The Philippines history accounts that on December 10, 1898, the Treaty of Paris between Spain and the United States was signed. The Republic of the Philippines was almost six months old then, having declared its independence on June 12, 1898.

The Sultanate of Sulu also an independent and sovereign state established on November 17, 1405, fought the Spaniards for 333 years and remained free from the Spain until 1898, with Sultan Jamalul Kiram ruled the realm up to 1936.

The Sultanate of Maguindanao, formed in 1619 by the famous Sultan Kudarat also fought the same Spanish colonizers and remained independent until 1898.
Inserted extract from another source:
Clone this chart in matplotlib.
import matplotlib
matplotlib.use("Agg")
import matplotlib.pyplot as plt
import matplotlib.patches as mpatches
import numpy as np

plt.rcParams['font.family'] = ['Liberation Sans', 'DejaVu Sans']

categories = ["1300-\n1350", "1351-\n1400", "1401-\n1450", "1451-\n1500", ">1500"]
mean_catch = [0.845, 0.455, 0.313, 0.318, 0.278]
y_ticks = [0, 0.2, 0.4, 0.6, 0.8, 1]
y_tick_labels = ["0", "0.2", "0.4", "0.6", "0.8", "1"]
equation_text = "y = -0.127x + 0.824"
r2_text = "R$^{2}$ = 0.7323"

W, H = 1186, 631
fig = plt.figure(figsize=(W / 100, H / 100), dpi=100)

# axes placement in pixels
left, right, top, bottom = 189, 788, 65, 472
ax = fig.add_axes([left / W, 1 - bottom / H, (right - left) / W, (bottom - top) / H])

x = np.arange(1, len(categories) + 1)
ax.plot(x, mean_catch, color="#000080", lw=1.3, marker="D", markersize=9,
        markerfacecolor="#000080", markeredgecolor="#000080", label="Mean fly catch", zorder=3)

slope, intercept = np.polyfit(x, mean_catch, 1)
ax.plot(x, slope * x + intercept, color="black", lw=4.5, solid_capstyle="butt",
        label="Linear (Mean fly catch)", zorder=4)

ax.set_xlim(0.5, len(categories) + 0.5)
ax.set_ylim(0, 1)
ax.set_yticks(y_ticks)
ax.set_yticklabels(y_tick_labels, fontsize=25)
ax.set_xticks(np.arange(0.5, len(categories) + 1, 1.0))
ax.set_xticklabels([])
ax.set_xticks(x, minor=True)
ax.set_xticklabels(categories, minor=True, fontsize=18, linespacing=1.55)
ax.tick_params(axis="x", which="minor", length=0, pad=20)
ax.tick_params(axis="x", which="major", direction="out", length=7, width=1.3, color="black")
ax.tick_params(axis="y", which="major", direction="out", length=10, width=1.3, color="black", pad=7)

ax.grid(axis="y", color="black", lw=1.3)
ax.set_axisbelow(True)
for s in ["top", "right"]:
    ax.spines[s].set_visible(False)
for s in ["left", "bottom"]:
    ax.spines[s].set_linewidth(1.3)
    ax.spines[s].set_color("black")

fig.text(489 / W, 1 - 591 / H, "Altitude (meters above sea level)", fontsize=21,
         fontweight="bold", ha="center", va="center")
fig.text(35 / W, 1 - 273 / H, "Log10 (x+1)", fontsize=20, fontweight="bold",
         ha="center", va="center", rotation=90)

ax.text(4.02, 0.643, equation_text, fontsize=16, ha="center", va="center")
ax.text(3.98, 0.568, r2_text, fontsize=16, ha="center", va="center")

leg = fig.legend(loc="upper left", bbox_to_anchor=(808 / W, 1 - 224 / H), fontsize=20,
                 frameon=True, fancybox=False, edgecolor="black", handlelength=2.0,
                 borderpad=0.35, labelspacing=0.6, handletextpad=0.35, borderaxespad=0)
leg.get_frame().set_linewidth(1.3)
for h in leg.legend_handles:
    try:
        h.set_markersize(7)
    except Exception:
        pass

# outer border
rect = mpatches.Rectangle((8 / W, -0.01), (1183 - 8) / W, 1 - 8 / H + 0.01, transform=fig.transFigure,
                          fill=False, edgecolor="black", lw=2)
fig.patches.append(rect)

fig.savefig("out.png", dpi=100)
In short, there were at least three states at that time, all free and independent The United States government was aware of this situation but chose to ignore it. They claimed that there were no nations in existence here at that times, only scattered tribes fighting one another.

After the signing of the Treaty of Paris in 1898, the Bates Treaty between the United States and the Sultanate of Sulu was signed on August 20, 1899, and the Carpenter Memorandum of Agreement signed on March 22, 1915. These two bilateral agreements contain specific provisions affirming, confirming and attesting to the fact that Sulu Sultanate was an independent and sovereign state, therefore was not part of Spain which were sold and ceded to the United States for $ 20 million under the Treaty of Paris in 1898. If such was the case, what part of the Philippine Archipelago belonged to Spain, which she has the right to cede to the United States in the Treaty of Paris?

In 1946, independence was given back to the Republic of the Philippines, but not to the Sultanate of Sulu. The stain of this ugly twist of power abused by the United States remains with us today that caused the conflicts of the Bangsa Sug people of Sulu Sultanate against the de facto government of the Philippines  in Sulu Archipelago.

With these undeniable and irrefutable historical truth, the definition and technical description of the territory of the Republic of the Philippines based on Article III of the December 10, 1898 Treaty of Paris, Sulu Archipelago will continue to remain illegal political component of the Philippines.

Further more, the GRP peace panel should know who are the stakeholders of Sulu Sultanate that are authorized to represent the Bangsa Sug people. The adherents of the Sultanate of Sulu are called Bangsa Sug people since ancient time, not Bangsa Moro.